Risotto is my favourite dish of all time.
I wish my body would allow me to eat this everyday of the week.
It is pure comfort in a bowl.
Once you master the basic elements of the risotto they are so many combinations of flavours that you can experiment with.
1 teasp. olive oil
1 garlic clove
200g risotto rice (arborio)
1 glass of dry white wine (chardonnay)
Salt and pepper
500-600ml hot chicken stock
Fresh prawns (10-12)
50g frozen peas
Asparagus stalks (8)
75g parmesan cheese
Place the chicken stock in a pot and allow to simmer gently.
Finely dice the onion and garlic. Melt the butter in a pot with a little olive oil.
Sweat the onion on a low heat and cover with a lid. Allow the onion and garlic to soften but not colour for 5-6minutes. Season with salt and pepper.
Watch carefully to avoid burning.
Add in the arborio rice and allow it to coat in the onions. Cook on a medium heat for 1-2minutes.
Pour in the glass of white wine and allow the rice to bubble and absorb the wine.

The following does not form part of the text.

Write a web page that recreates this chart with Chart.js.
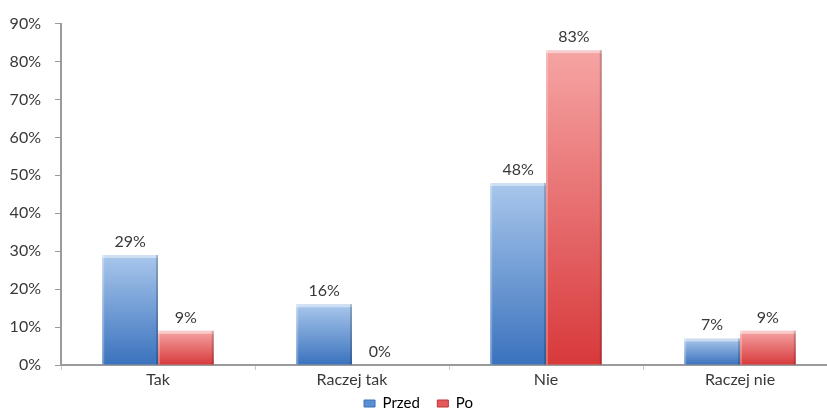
<!DOCTYPE html>
<html>
<head>
<meta charset="utf-8">
<script src="https://cdn.jsdelivr.net/npm/chart.js@4.4.1/dist/chart.umd.min.js"></script>
<style>
  html, body { margin: 0; padding: 0; background: #fff; overflow: hidden; }
  #wrap { width: 837px; height: 413px; }
</style>
</head>
<body>
<div id="wrap"><canvas id="c" width="837" height="413"></canvas></div>
<script>
// Survey answers before and after, in percent
const categories = ['Tak', 'Raczej tak', 'Nie', 'Raczej nie'];
const przed = [29, 16, 48, 7];
const po = [9, 0, 83, 9];
const yTicks = [0, 10, 20, 30, 40, 50, 60, 70, 80, 90];

const textColor = '#383838';
const fontFamily = 'Lato, "Noto Sans", sans-serif';

// Vertical gradient spanning one bar, from its top down to the baseline
function barGradient(light, dark) {
  return function (ctx) {
    const chart = ctx.chart;
    const y = chart.scales.y;
    if (!y || ctx.type !== 'data') return dark;
    const v = ctx.raw || 0;
    const top = y.getPixelForValue(v);
    const base = y.getPixelForValue(0);
    if (!isFinite(top) || !isFinite(base) || base - top < 1) return dark;
    const g = chart.ctx.createLinearGradient(0, top, 0, base);
    g.addColorStop(0, light);
    g.addColorStop(1, dark);
    return g;
  };
}

// Percent labels above each bar
const valueLabels = {
  id: 'valueLabels',
  afterDatasetsDraw(chart) {
    const ctx = chart.ctx;
    ctx.save();
    ctx.fillStyle = textColor;
    ctx.font = '16px ' + fontFamily;
    ctx.textAlign = 'center';
    ctx.textBaseline = 'alphabetic';
    chart.data.datasets.forEach((ds, di) => {
      chart.getDatasetMeta(di).data.forEach((bar, i) => {
        ctx.fillText(ds.data[i] + '%', bar.x, bar.y - 8);
      });
    });
    ctx.restore();
  }
};

// Light top edge and darker sides give the bars a bevelled look
const bevel = {
  id: 'bevel',
  afterDatasetsDraw(chart) {
    const ctx = chart.ctx;
    ctx.save();
    chart.data.datasets.forEach((ds, di) => {
      chart.getDatasetMeta(di).data.forEach((bar) => {
        const h = bar.base - bar.y;
        if (h < 2) return;
        const l = bar.x - bar.width / 2, r = bar.x + bar.width / 2;
        ctx.fillStyle = 'rgba(255,255,255,0.45)';
        ctx.fillRect(l, bar.y, bar.width, 3);
        ctx.fillStyle = 'rgba(255,255,255,0.25)';
        ctx.fillRect(l, bar.y, 2, h);
        ctx.fillStyle = 'rgba(0,0,0,0.18)';
        ctx.fillRect(r - 2, bar.y, 2, h);
      });
    });
    ctx.restore();
  }
};

new Chart(document.getElementById('c'), {
  type: 'bar',
  data: {
    labels: categories,
    datasets: [
      {
        label: 'Przed',
        data: przed,
        backgroundColor: barGradient('#a9c7ec', '#3a72bd'),
        borderWidth: 0,
        categoryPercentage: 0.575,
        barPercentage: 1
      },
      {
        label: 'Po',
        data: po,
        backgroundColor: barGradient('#f6a4a4', '#d8393b'),
        borderWidth: 0,
        categoryPercentage: 0.575,
        barPercentage: 1
      }
    ]
  },
  options: {
    responsive: false,
    animation: false,
    layout: { padding: { top: 10, right: 0, left: 0, bottom: -8 } },
    plugins: {
      tooltip: { enabled: false },
      legend: {
        position: 'bottom',
        labels: {
          color: textColor,
          font: { size: 15, family: fontFamily, lineHeight: 1 },
          boxWidth: 11,
          boxHeight: 7,
          padding: 6,
          generateLabels() {
            return [
              { text: 'Przed   ', fillStyle: '#5b8fd0', strokeStyle: '#3a72bd', lineWidth: 1, datasetIndex: 0 },
              { text: 'Po', fillStyle: '#e25a5c', strokeStyle: '#c03335', lineWidth: 1, datasetIndex: 1 }
            ];
          }
        }
      }
    },
    scales: {
      x: {
        grid: { display: true, drawOnChartArea: false, tickLength: 5, color: '#c8c8c8', offset: true },
        border: { display: true, color: '#9a9a9a', width: 2 },
        ticks: { color: textColor, font: { size: 16, family: fontFamily, lineHeight: 1 }, padding: 2 }
      },
      y: {
        min: 0,
        max: 90,
        afterBuildTicks(scale) { scale.ticks = yTicks.map(v => ({ value: v })); },
        afterFit(scale) { scale.width = 61; },
        grid: { display: true, drawOnChartArea: false, tickLength: 6, color: '#9a9a9a' },
        border: { display: true, color: '#9a9a9a', width: 2 },
        ticks: {
          color: textColor,
          font: { size: 16, family: fontFamily },
          padding: 14,
          callback: v => v + '%'
        }
      }
    }
  },
  plugins: [bevel, valueLabels]
});
</script>
</body>
</html>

Ladle in the hot chicken stock and allow to absorb while continually stirring. Continue adding stock every few minutes until the rice is almost tender (12-15minutes of cooking).
Boil a separate pot of water and add salt. Cook the asparagus for 4-5minutes until tender. Toss in the prawns and peas and cook until the prawns change colour (1-2mins).
Taste the rice to ensure it still has a little bite. Add in the 50g butter and allow to melt in.
Add in half of the parmesan cheese. Check and correct seasoning.
Spoon the risotto into warmed bowls with the asparagus stalks on top.
Finish with some more parmesan cheese on top.